◆ Task requirements
Give back exactly the lines from the beginning of the listing below to the line holding "(rootin) -- (root);", both ends included; the pictures stay out.

◆ Supplied information
_ _ _ _ _
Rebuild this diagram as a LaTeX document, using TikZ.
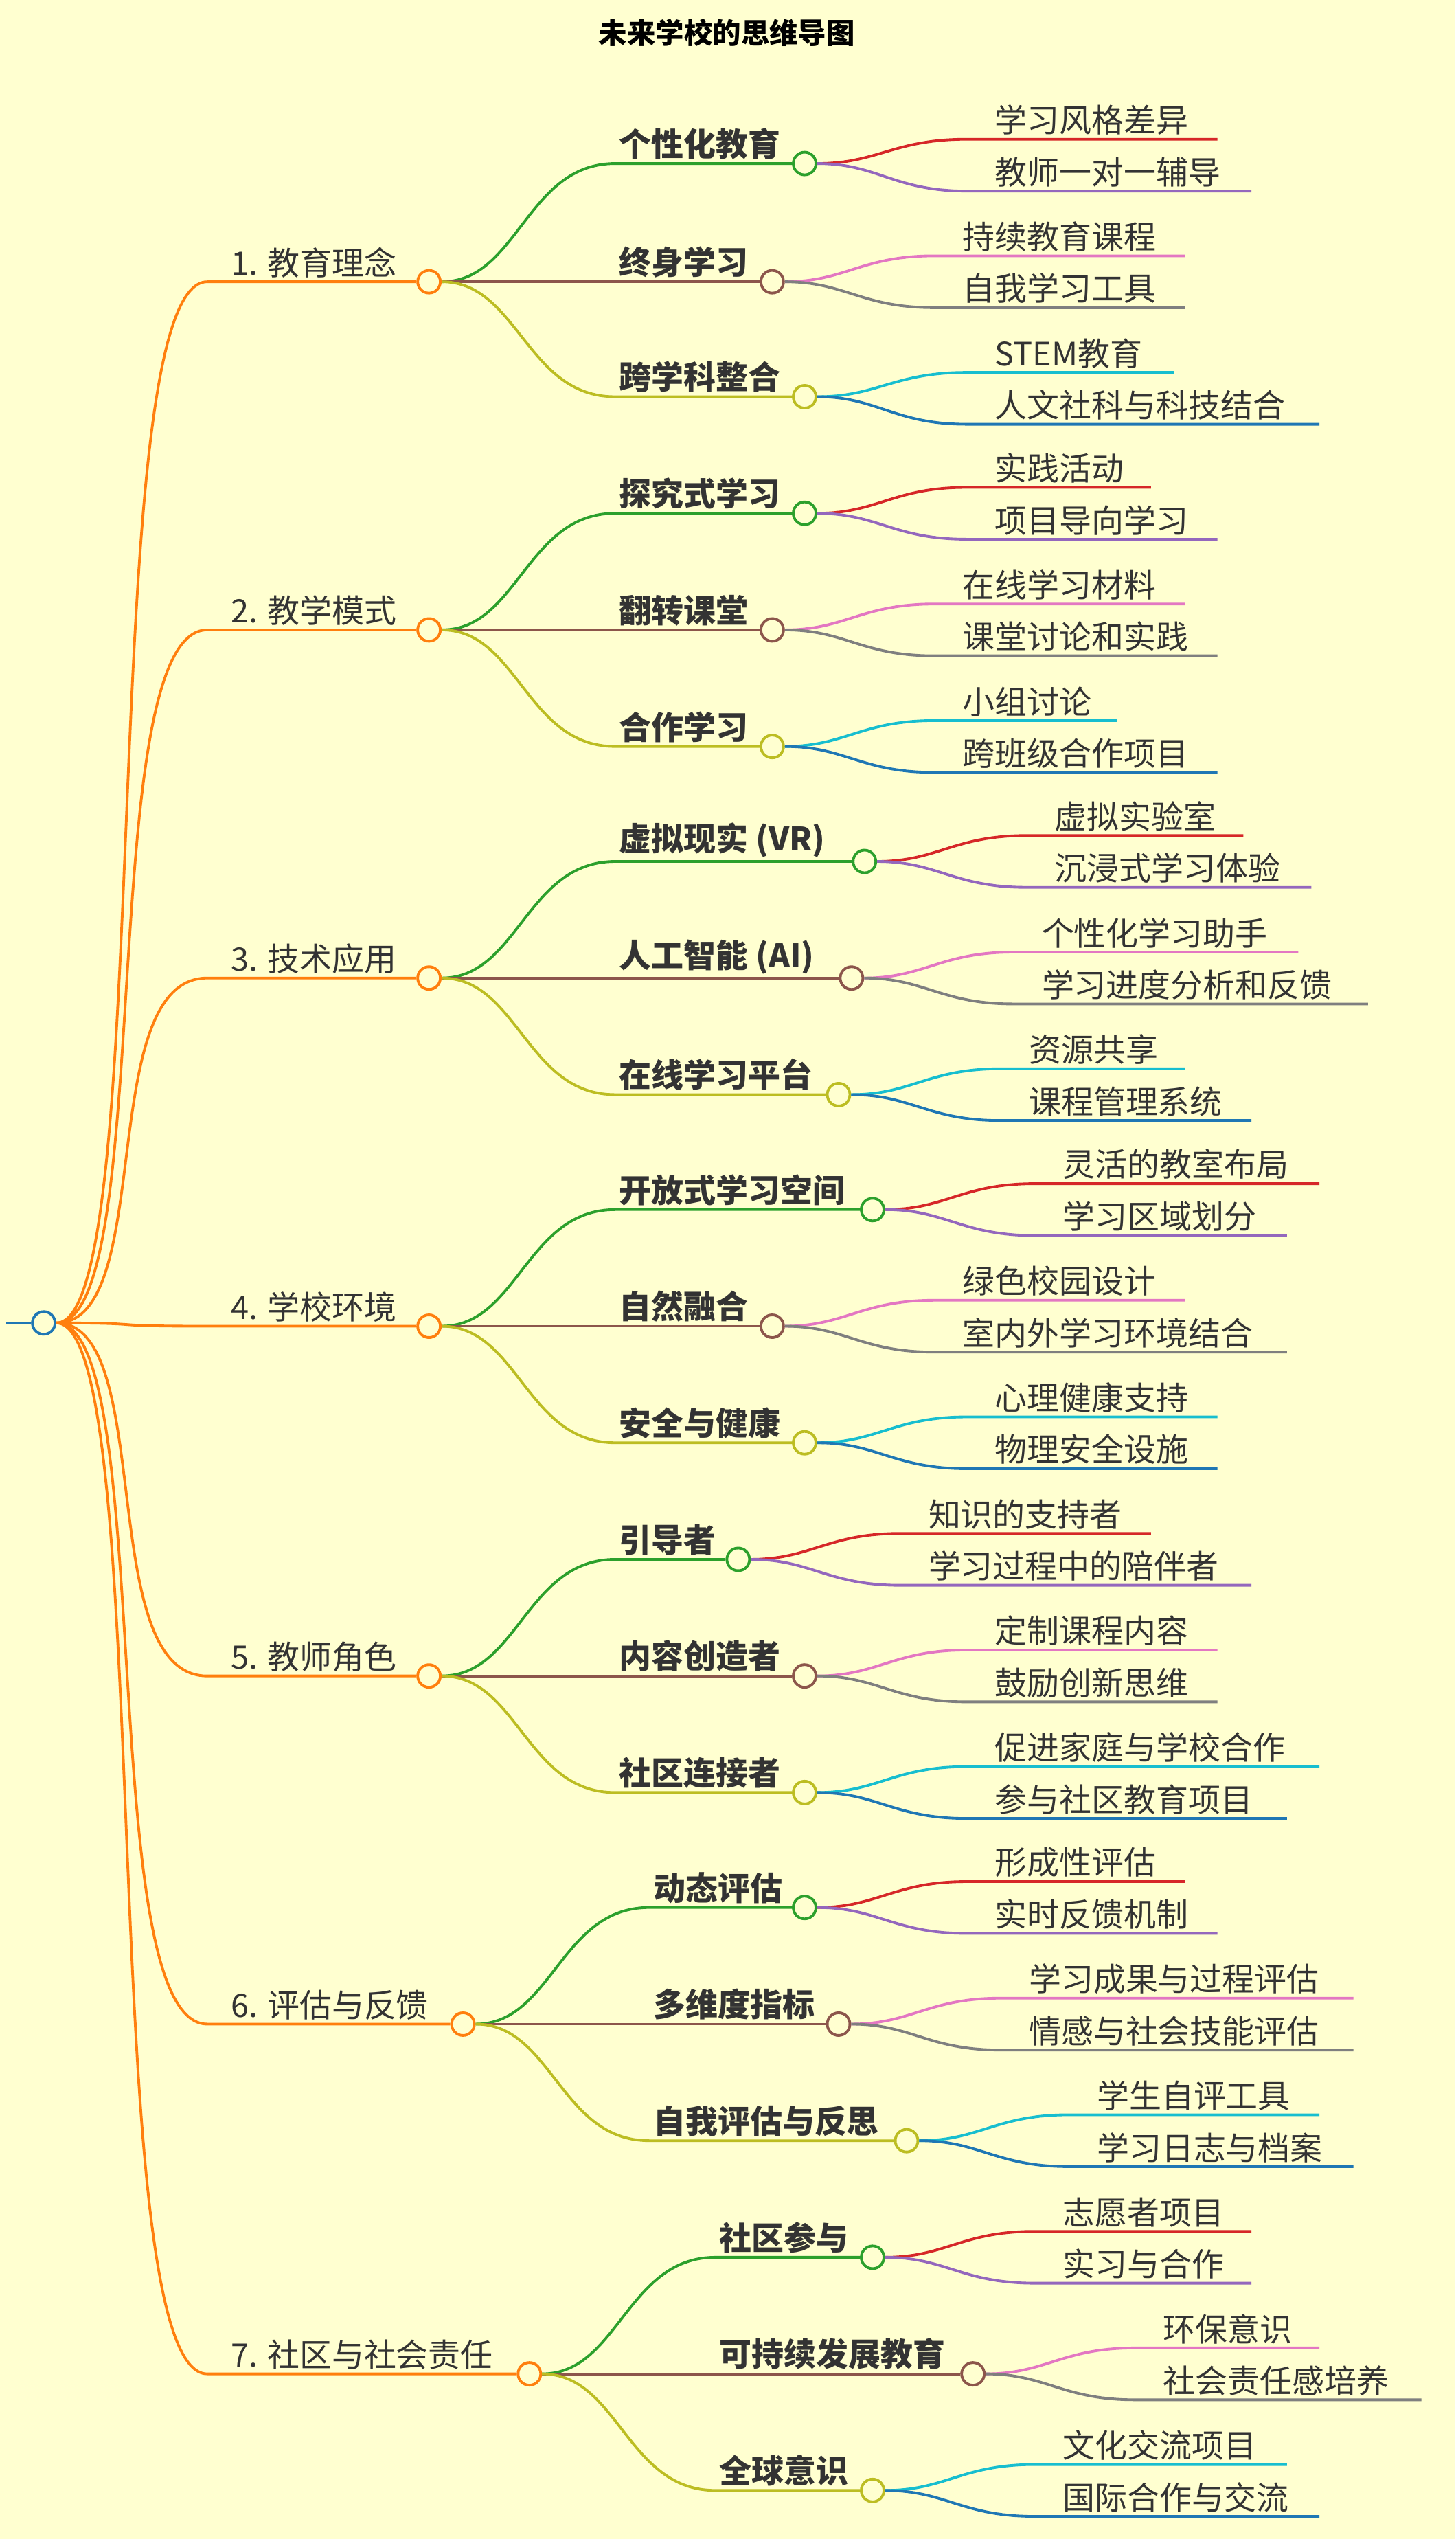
\documentclass[tikz,border=0pt]{standalone}
\usepackage{fontspec}
\setmainfont{Noto Sans CJK SC}
\usetikzlibrary{positioning,calc}
\definecolor{bgc}{HTML}{FFFFD0}
\definecolor{txt}{HTML}{333333}
\definecolor{corange}{HTML}{FF7F0E}
\definecolor{cblue}{HTML}{1F77B4}
\definecolor{cgreen}{HTML}{2CA02C}
\definecolor{cbrown}{HTML}{8C564B}
\definecolor{colive}{HTML}{BCBD22}
\definecolor{cred}{HTML}{D62728}
\definecolor{cpurple}{HTML}{9467BD}
\definecolor{cpink}{HTML}{E377C2}
\definecolor{cgray}{HTML}{7F7F7F}
\definecolor{ccyan}{HTML}{17BECF}

\tikzset{
  dot/.style={circle, draw=#1, fill=bgc, line width=1.4pt, minimum size=0.42cm, inner sep=0pt},
  link/.style={draw=#1, line width=1.4pt},
  label1/.style={anchor=south west, inner sep=2pt, text=txt, font=\fontsize{17}{20}\selectfont},
  label2/.style={anchor=south west, inner sep=2pt, text=txt, font=\fontsize{17}{20}\selectfont\bfseries},
  label3/.style={anchor=south west, inner sep=2pt, text=txt, font=\fontsize{17}{20}\selectfont}
}

% topic: id, y, circle x, text
\newcommand\topic[4]{%
  \coordinate (#1s) at (128,#2);
  \node[dot=corange] (#1) at (#3,#2) {};
  \draw[link=corange] (root) .. controls +(70,0) and +(-70,0) .. (#1s) -- (#1);
  \node[label1] (#1t) at (140,#2) {#4};
}
% branch: parent, parent x, id, y, circle x, text, colour
\newcommand\branch[7]{%
  \coordinate (#3s) at (#2+115,#4);
  \node[dot=#7] (#3) at (#5,#4) {};
  \draw[link=#7] (#1) .. controls +(55,0) and +(-55,0) .. (#3s) -- (#3);
  \node[label2] (#3t) at (#2+115,#4) {#6};
}
% leaf: parent, parent x, id, y, end x, text, colour
\newcommand\leaf[7]{%
  \coordinate (#3s) at (#2+100,#4);
  \coordinate (#3e) at (#5,#4);
  \draw[link=#7] (#1) .. controls +(45,0) and +(-45,0) .. (#3s) -- (#3e);
  \node[label3] (#3t) at (#2+115,#4) {#6};
}

\begin{document}
\begin{tikzpicture}[x=0.03cm, y=-0.03cm]

\fill[bgc] (0,0) rectangle (899,1568);
\useasboundingbox (0,0) rectangle (899,1568);

% Title
\node[text=black, font=\fontsize{15}{18}\selectfont\bfseries] (title) at (449,20) {未来学校的思维导图};

% Root
\node[dot=cblue] (root) at (27,817) {};
\coordinate (rootin) at (4,817);
\draw[link=cblue] (rootin) -- (root);

% 1
\topic{a}{174}{265}{1. 教育理念}
\branch{a}{265}{a1}{101}{497}{个性化教育}{cgreen}
\leaf{a1}{497}{a11}{86}{752}{学习风格差异}{cred}
\leaf{a1}{497}{a12}{118}{773}{教师一对一辅导}{cpurple}
\branch{a}{265}{a2}{174}{477}{终身学习}{cbrown}
\leaf{a2}{477}{a21}{158}{732}{持续教育课程}{cpink}
\leaf{a2}{477}{a22}{190}{732}{自我学习工具}{cgray}
\branch{a}{265}{a3}{245}{497}{跨学科整合}{colive}
\leaf{a3}{497}{a31}{230}{725}{STEM教育}{ccyan}
\leaf{a3}{497}{a32}{262}{815}{人文社科与科技结合}{cblue}

% 2
\topic{b}{389}{265}{2. 教学模式}
\branch{b}{265}{b1}{317}{497}{探究式学习}{cgreen}
\leaf{b1}{497}{b11}{301}{711}{实践活动}{cred}
\leaf{b1}{497}{b12}{333}{752}{项目导向学习}{cpurple}
\branch{b}{265}{b2}{389}{477}{翻转课堂}{cbrown}
\leaf{b2}{477}{b21}{373}{732}{在线学习材料}{cpink}
\leaf{b2}{477}{b22}{405}{752}{课堂讨论和实践}{cgray}
\branch{b}{265}{b3}{461}{477}{合作学习}{colive}
\leaf{b3}{477}{b31}{445}{690}{小组讨论}{ccyan}
\leaf{b3}{477}{b32}{477}{752}{跨班级合作项目}{cblue}

% 3
\topic{c}{604}{265}{3. 技术应用}
\branch{c}{265}{c1}{532}{534}{虚拟现实 (VR)}{cgreen}
\leaf{c1}{534}{c11}{516}{768}{虚拟实验室}{cred}
\leaf{c1}{534}{c12}{548}{810}{沉浸式学习体验}{cpurple}
\branch{c}{265}{c2}{604}{526}{人工智能 (AI)}{cbrown}
\leaf{c2}{526}{c21}{588}{802}{个性化学习助手}{cpink}
\leaf{c2}{526}{c22}{620}{845}{学习进度分析和反馈}{cgray}
\branch{c}{265}{c3}{676}{518}{在线学习平台}{colive}
\leaf{c3}{518}{c31}{660}{732}{资源共享}{ccyan}
\leaf{c3}{518}{c32}{692}{773}{课程管理系统}{cblue}

% 4
\topic{d}{819}{265}{4. 学校环境}
\branch{d}{265}{d1}{747}{539}{开放式学习空间}{cgreen}
\leaf{d1}{539}{d11}{731}{815}{灵活的教室布局}{cred}
\leaf{d1}{539}{d12}{763}{795}{学习区域划分}{cpurple}
\branch{d}{265}{d2}{819}{477}{自然融合}{cbrown}
\leaf{d2}{477}{d21}{803}{732}{绿色校园设计}{cpink}
\leaf{d2}{477}{d22}{835}{795}{室内外学习环境结合}{cgray}
\branch{d}{265}{d3}{891}{497}{安全与健康}{colive}
\leaf{d3}{497}{d31}{875}{752}{心理健康支持}{ccyan}
\leaf{d3}{497}{d32}{907}{752}{物理安全设施}{cblue}

% 5
\topic{e}{1035}{265}{5. 教师角色}
\branch{e}{265}{e1}{963}{456}{引导者}{cgreen}
\leaf{e1}{456}{e11}{947}{711}{知识的支持者}{cred}
\leaf{e1}{456}{e12}{979}{773}{学习过程中的陪伴者}{cpurple}
\branch{e}{265}{e2}{1035}{497}{内容创造者}{cbrown}
\leaf{e2}{497}{e21}{1019}{752}{定制课程内容}{cpink}
\leaf{e2}{497}{e22}{1051}{752}{鼓励创新思维}{cgray}
\branch{e}{265}{e3}{1107}{497}{社区连接者}{colive}
\leaf{e3}{497}{e31}{1091}{815}{促进家庭与学校合作}{ccyan}
\leaf{e3}{497}{e32}{1123}{795}{参与社区教育项目}{cblue}

% 6
\topic{f}{1250}{286}{6. 评估与反馈}
\branch{f}{286}{f1}{1178}{497}{动态评估}{cgreen}
\leaf{f1}{497}{f11}{1162}{732}{形成性评估}{cred}
\leaf{f1}{497}{f12}{1194}{752}{实时反馈机制}{cpurple}
\branch{f}{286}{f2}{1250}{518}{多维度指标}{cbrown}
\leaf{f2}{518}{f21}{1234}{836}{学习成果与过程评估}{cpink}
\leaf{f2}{518}{f22}{1266}{836}{情感与社会技能评估}{cgray}
\branch{f}{286}{f3}{1322}{560}{自我评估与反思}{colive}
\leaf{f3}{560}{f31}{1306}{815}{学生自评工具}{ccyan}
\leaf{f3}{560}{f32}{1338}{836}{学习日志与档案}{cblue}

% 7
\topic{g}{1466}{327}{7. 社区与社会责任}
\branch{g}{327}{g1}{1394}{539}{社区参与}{cgreen}
\leaf{g1}{539}{g11}{1378}{773}{志愿者项目}{cred}
\leaf{g1}{539}{g12}{1410}{773}{实习与合作}{cpurple}
\branch{g}{327}{g2}{1466}{601}{可持续发展教育}{cbrown}
\leaf{g2}{601}{g21}{1450}{815}{环保意识}{cpink}
\leaf{g2}{601}{g22}{1482}{878}{社会责任感培养}{cgray}
\branch{g}{327}{g3}{1538}{539}{全球意识}{colive}
\leaf{g3}{539}{g31}{1522}{795}{文化交流项目}{ccyan}
\leaf{g3}{539}{g32}{1554}{815}{国际合作与交流}{cblue}

\end{tikzpicture}
\end{document}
_ _ _ _ _
◆ Written reply
Rebuild this diagram as a LaTeX document, using TikZ.
\documentclass[tikz,border=0pt]{standalone}
\usepackage{fontspec}
\setmainfont{Noto Sans CJK SC}
\usetikzlibrary{positioning,calc}
\definecolor{bgc}{HTML}{FFFFD0}
\definecolor{txt}{HTML}{333333}
\definecolor{corange}{HTML}{FF7F0E}
\definecolor{cblue}{HTML}{1F77B4}
\definecolor{cgreen}{HTML}{2CA02C}
\definecolor{cbrown}{HTML}{8C564B}
\definecolor{colive}{HTML}{BCBD22}
\definecolor{cred}{HTML}{D62728}
\definecolor{cpurple}{HTML}{9467BD}
\definecolor{cpink}{HTML}{E377C2}
\definecolor{cgray}{HTML}{7F7F7F}
\definecolor{ccyan}{HTML}{17BECF}

\tikzset{
  dot/.style={circle, draw=#1, fill=bgc, line width=1.4pt, minimum size=0.42cm, inner sep=0pt},
  link/.style={draw=#1, line width=1.4pt},
  label1/.style={anchor=south west, inner sep=2pt, text=txt, font=\fontsize{17}{20}\selectfont},
  label2/.style={anchor=south west, inner sep=2pt, text=txt, font=\fontsize{17}{20}\selectfont\bfseries},
  label3/.style={anchor=south west, inner sep=2pt, text=txt, font=\fontsize{17}{20}\selectfont}
}

% topic: id, y, circle x, text
\newcommand\topic[4]{%
  \coordinate (#1s) at (128,#2);
  \node[dot=corange] (#1) at (#3,#2) {};
  \draw[link=corange] (root) .. controls +(70,0) and +(-70,0) .. (#1s) -- (#1);
  \node[label1] (#1t) at (140,#2) {#4};
}
% branch: parent, parent x, id, y, circle x, text, colour
\newcommand\branch[7]{%
  \coordinate (#3s) at (#2+115,#4);
  \node[dot=#7] (#3) at (#5,#4) {};
  \draw[link=#7] (#1) .. controls +(55,0) and +(-55,0) .. (#3s) -- (#3);
  \node[label2] (#3t) at (#2+115,#4) {#6};
}
% leaf: parent, parent x, id, y, end x, text, colour
\newcommand\leaf[7]{%
  \coordinate (#3s) at (#2+100,#4);
  \coordinate (#3e) at (#5,#4);
  \draw[link=#7] (#1) .. controls +(45,0) and +(-45,0) .. (#3s) -- (#3e);
  \node[label3] (#3t) at (#2+115,#4) {#6};
}

\begin{document}
\begin{tikzpicture}[x=0.03cm, y=-0.03cm]

\fill[bgc] (0,0) rectangle (899,1568);
\useasboundingbox (0,0) rectangle (899,1568);

% Title
\node[text=black, font=\fontsize{15}{18}\selectfont\bfseries] (title) at (449,20) {未来学校的思维导图};

% Root
\node[dot=cblue] (root) at (27,817) {};
\coordinate (rootin) at (4,817);
\draw[link=cblue] (rootin) -- (root);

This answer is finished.